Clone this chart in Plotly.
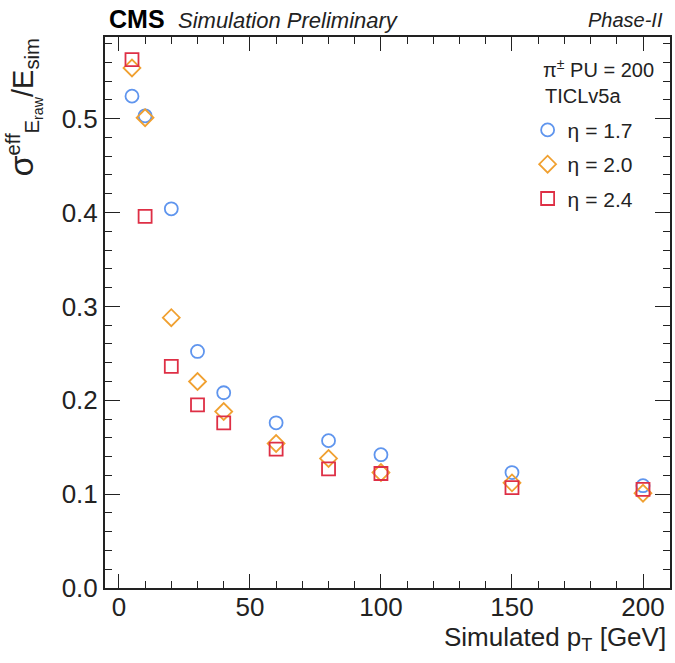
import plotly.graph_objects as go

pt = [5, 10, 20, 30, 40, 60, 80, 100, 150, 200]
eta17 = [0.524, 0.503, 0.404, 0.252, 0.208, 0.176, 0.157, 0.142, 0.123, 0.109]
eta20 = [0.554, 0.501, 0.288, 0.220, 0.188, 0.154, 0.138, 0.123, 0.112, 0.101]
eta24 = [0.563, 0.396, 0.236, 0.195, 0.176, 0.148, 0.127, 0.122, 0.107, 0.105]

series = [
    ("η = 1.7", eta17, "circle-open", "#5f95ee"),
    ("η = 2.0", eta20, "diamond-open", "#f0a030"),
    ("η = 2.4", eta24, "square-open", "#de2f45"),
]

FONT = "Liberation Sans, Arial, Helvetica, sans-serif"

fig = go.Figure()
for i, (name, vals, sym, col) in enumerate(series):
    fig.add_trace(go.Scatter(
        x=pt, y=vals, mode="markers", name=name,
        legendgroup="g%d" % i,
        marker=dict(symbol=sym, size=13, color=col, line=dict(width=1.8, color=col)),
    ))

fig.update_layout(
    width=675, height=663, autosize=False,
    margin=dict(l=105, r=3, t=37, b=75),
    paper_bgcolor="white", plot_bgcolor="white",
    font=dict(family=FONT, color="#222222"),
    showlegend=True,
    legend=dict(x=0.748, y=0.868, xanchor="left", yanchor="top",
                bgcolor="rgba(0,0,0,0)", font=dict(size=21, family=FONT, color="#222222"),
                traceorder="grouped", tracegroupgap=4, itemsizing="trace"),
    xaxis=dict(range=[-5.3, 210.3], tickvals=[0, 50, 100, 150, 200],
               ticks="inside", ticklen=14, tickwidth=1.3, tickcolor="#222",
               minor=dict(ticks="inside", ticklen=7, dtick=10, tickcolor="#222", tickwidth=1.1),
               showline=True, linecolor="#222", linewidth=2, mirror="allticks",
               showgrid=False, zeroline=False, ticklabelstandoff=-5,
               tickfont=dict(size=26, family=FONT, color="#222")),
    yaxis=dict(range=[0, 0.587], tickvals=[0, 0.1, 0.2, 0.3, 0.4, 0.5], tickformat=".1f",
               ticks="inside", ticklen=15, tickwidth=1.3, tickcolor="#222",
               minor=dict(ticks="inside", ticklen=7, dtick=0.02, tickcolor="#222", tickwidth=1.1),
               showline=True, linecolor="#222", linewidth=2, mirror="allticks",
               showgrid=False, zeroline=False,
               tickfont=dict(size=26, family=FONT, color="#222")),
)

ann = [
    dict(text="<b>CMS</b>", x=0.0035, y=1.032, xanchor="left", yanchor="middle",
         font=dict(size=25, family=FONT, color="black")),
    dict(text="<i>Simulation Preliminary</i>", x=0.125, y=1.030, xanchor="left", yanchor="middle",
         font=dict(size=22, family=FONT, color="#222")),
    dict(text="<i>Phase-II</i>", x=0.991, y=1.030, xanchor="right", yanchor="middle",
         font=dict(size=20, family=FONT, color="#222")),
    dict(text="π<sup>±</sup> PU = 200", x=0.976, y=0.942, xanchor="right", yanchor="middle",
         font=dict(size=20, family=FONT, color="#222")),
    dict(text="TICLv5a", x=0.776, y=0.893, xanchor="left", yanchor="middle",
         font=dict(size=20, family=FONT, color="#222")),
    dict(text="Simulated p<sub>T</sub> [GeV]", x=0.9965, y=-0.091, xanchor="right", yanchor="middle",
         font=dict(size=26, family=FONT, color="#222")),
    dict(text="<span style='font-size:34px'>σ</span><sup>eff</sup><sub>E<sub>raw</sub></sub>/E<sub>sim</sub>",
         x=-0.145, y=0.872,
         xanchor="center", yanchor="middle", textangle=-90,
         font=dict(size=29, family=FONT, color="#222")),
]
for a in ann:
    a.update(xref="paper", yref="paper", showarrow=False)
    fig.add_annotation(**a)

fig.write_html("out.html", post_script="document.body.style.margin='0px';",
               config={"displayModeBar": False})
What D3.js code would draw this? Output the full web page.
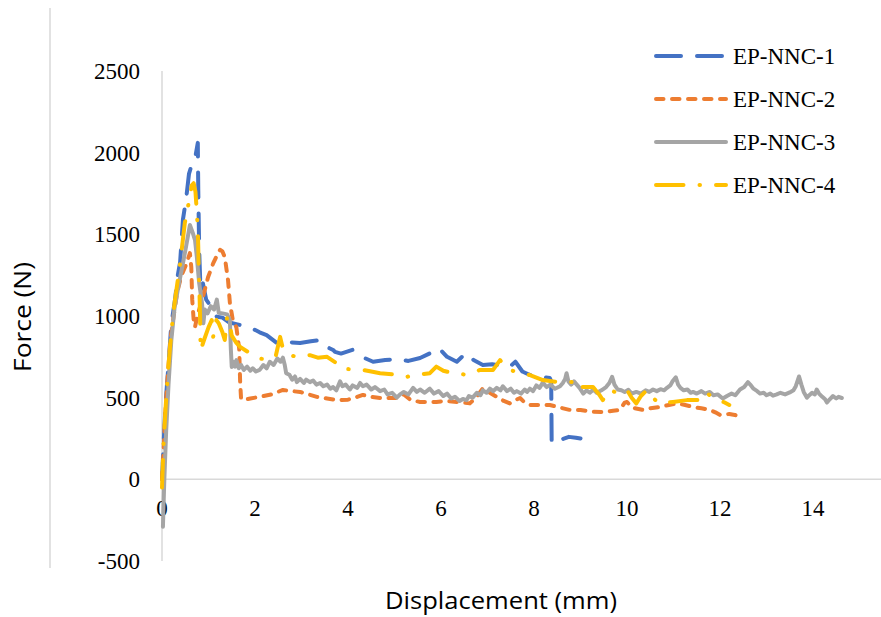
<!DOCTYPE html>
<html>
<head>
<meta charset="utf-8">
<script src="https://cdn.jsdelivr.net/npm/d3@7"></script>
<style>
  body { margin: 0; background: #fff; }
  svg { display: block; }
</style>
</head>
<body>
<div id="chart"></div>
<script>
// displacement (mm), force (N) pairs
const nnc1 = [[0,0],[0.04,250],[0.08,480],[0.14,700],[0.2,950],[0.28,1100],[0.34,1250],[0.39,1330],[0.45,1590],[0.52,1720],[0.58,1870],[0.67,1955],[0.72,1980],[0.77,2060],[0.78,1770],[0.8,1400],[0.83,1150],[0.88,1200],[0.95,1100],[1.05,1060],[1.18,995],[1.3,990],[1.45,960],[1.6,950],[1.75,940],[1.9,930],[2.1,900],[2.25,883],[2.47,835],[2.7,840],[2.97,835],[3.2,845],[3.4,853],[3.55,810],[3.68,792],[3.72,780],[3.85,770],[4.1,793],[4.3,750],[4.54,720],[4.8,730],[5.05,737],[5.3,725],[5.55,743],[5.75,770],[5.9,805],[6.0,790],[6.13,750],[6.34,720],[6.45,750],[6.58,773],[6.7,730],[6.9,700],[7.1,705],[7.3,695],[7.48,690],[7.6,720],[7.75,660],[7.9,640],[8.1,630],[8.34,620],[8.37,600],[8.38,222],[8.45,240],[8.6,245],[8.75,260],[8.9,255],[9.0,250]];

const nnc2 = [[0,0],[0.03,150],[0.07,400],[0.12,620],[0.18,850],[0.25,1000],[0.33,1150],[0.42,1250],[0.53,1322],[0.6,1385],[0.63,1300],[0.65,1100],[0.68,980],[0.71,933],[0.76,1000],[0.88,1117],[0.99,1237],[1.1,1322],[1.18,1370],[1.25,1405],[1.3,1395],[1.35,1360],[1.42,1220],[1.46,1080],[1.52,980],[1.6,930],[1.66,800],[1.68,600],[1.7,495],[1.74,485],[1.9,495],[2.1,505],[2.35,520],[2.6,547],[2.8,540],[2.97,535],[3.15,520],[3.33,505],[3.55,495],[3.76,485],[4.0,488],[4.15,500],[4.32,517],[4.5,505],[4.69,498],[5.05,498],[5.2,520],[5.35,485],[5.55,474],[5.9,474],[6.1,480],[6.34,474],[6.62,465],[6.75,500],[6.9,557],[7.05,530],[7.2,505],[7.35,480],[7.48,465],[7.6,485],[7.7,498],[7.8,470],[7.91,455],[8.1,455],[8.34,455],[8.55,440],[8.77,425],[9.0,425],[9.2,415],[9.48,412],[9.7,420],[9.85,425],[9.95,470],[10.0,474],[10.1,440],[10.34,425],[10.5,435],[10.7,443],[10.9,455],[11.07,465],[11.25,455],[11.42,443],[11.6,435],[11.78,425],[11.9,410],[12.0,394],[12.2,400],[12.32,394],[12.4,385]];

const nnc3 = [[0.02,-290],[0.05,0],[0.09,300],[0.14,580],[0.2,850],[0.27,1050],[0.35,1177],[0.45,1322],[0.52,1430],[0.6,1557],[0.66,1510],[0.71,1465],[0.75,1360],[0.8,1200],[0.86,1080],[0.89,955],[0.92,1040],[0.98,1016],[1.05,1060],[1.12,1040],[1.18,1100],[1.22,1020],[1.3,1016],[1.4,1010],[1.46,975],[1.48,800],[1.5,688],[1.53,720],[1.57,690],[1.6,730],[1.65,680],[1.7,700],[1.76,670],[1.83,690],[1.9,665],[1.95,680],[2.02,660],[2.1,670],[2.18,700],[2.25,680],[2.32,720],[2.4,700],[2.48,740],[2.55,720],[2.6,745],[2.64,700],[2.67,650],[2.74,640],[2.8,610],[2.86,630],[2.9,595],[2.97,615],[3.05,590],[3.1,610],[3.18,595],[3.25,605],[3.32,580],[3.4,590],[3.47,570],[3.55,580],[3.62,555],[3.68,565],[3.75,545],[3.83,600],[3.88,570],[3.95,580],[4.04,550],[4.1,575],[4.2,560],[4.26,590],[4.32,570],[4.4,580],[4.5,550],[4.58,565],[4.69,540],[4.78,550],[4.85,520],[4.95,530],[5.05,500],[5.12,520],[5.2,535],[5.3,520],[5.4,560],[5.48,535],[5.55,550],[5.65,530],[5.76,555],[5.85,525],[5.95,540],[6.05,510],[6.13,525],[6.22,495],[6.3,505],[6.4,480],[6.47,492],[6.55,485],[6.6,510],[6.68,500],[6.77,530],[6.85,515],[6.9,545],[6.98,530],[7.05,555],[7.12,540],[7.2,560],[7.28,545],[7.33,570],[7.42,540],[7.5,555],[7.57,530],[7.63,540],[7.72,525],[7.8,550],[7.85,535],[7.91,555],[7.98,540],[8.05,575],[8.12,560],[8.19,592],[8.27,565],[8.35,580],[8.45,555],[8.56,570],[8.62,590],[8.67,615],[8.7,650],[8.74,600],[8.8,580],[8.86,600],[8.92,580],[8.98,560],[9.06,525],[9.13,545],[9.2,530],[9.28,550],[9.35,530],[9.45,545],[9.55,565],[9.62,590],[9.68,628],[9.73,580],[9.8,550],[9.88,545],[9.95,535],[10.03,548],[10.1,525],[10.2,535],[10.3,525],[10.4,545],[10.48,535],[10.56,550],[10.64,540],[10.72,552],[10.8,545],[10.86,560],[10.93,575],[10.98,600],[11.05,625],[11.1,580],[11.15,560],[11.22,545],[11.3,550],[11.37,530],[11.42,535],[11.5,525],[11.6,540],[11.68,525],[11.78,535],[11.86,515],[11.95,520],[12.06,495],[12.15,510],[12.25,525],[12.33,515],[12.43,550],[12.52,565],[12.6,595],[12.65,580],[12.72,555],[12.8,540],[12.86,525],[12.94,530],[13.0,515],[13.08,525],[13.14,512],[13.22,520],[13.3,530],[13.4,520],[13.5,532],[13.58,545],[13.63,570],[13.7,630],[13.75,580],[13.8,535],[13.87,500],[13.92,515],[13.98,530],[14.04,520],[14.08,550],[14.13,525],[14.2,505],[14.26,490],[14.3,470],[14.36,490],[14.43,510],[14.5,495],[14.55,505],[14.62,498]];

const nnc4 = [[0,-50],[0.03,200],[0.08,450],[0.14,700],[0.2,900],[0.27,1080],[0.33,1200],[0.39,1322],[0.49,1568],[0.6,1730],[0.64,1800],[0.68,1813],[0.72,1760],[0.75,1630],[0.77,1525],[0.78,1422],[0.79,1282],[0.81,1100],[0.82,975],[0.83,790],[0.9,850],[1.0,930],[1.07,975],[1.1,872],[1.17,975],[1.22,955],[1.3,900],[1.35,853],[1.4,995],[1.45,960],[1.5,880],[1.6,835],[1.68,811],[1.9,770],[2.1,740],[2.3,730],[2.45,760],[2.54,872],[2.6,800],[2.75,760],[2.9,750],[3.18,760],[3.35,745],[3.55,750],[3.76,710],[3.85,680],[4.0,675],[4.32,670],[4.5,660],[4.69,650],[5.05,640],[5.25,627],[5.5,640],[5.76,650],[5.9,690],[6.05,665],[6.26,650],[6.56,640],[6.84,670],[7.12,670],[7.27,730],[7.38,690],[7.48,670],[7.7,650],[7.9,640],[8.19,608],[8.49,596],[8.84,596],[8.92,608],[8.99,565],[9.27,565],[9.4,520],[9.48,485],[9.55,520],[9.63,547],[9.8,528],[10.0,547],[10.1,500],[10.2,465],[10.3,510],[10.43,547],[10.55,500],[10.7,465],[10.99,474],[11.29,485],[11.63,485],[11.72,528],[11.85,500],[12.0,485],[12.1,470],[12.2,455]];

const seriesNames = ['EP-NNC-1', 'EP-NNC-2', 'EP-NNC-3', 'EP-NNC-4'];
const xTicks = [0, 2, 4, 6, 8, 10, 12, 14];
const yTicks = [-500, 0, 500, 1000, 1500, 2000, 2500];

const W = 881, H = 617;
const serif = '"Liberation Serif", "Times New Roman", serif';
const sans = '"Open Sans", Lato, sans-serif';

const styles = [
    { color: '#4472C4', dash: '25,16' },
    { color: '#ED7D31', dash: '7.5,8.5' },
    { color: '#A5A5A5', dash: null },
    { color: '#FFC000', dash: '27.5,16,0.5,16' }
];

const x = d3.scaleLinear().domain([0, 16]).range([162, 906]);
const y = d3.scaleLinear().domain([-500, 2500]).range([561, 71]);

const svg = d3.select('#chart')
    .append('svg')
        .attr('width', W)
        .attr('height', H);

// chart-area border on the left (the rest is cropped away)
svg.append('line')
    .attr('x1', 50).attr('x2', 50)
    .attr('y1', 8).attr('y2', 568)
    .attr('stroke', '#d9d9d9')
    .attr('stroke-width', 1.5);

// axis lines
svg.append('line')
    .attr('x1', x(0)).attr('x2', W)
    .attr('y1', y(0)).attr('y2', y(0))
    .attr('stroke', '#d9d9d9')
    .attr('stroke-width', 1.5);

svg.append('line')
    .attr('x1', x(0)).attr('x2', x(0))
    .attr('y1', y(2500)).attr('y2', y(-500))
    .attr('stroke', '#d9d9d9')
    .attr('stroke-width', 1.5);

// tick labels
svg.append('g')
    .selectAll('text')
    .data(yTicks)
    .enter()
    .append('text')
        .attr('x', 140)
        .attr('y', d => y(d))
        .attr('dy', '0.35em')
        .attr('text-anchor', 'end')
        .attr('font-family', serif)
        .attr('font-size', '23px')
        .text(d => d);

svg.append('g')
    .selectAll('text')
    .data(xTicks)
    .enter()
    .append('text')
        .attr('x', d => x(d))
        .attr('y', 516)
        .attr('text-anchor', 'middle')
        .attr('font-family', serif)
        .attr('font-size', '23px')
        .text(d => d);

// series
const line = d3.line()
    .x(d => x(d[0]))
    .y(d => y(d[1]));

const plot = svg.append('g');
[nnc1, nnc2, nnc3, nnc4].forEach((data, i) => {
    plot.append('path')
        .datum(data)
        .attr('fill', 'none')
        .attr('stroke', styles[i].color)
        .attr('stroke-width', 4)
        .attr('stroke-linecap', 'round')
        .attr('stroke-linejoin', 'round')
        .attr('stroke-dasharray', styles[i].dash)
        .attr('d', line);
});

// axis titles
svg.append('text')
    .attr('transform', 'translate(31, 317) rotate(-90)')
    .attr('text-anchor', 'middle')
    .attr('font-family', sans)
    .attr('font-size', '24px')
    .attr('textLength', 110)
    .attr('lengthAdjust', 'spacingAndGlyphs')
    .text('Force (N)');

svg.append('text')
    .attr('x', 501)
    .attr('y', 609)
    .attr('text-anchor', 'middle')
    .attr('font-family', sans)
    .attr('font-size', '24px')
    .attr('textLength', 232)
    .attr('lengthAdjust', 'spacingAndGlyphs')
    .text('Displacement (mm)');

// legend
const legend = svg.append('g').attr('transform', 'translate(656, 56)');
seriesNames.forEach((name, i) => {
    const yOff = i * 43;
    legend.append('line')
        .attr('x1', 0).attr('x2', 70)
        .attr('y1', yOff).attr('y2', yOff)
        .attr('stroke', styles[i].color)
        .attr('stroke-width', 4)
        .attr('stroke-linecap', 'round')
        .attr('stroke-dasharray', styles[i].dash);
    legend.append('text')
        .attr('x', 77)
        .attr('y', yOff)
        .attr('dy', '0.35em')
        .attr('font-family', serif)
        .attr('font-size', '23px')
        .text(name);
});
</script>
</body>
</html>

= = = = = = =

Give back exactly the lines from the first line of the data through the line with "import plotly.graph_objects as go", pictures excluded.

Clone this chart in Plotly.
import plotly.graph_objects as go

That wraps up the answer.